40 × 40 Galaxy Grid — BFS percolation from centre
Colonised Unreachable Earth / origin

Model description

This tool implements the Landis (1998) percolation model of galactic colonisation. A 40×40 grid of stellar systems is initialised with Earth at the centre. BFS expands outward: for each colonised cell, each of its 4 neighbours (N/S/E/W) is colonised with probability p, independently. The process terminates when no further expansion is possible.
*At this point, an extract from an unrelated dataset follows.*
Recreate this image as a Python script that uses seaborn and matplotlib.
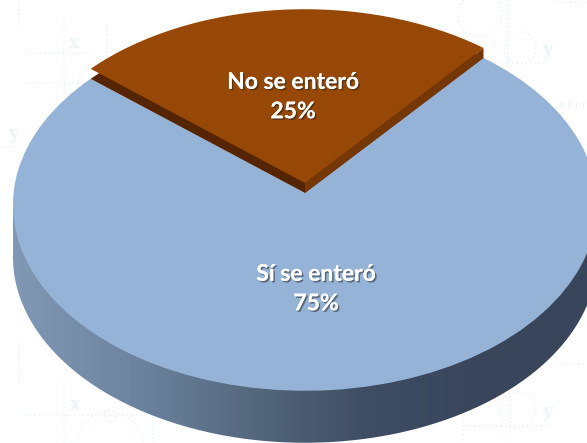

Landis (1998) cites a critical percolation threshold of pc ≈ 0.31, which he attributes to 2D bond percolation. Note: the actual threshold for 2D square-lattice bond percolation is exactly 0.5; the value 0.31 matches the 3D simple-cubic site percolation threshold. The Landis paper's model geometry is ambiguous; 0.31 is retained here as the historically cited value. The qualitative argument is unchanged: below threshold the colonised region is bounded; above it a spanning cluster forms. Landis argues this explains the Fermi Paradox: if p < pc for any one civilisation, the galaxy is never fully colonised regardless of how many civilisations exist.

Limitations

The 2D grid is a severe simplification. Real galaxies are 3D structures with inhomogeneous stellar densities, travel times, and varying habitability. The model also assumes a single origin, constant p, and no re-colonisation of abandoned systems. These simplifications make it a conceptual illustration, not a predictive model.

Citation

Landis, G. A. (1998). "The Fermi Paradox: An Approach Based on Percolation Theory." Journal of the British Interplanetary Society, 51, 163–166. NASA NTRS: 19940022867.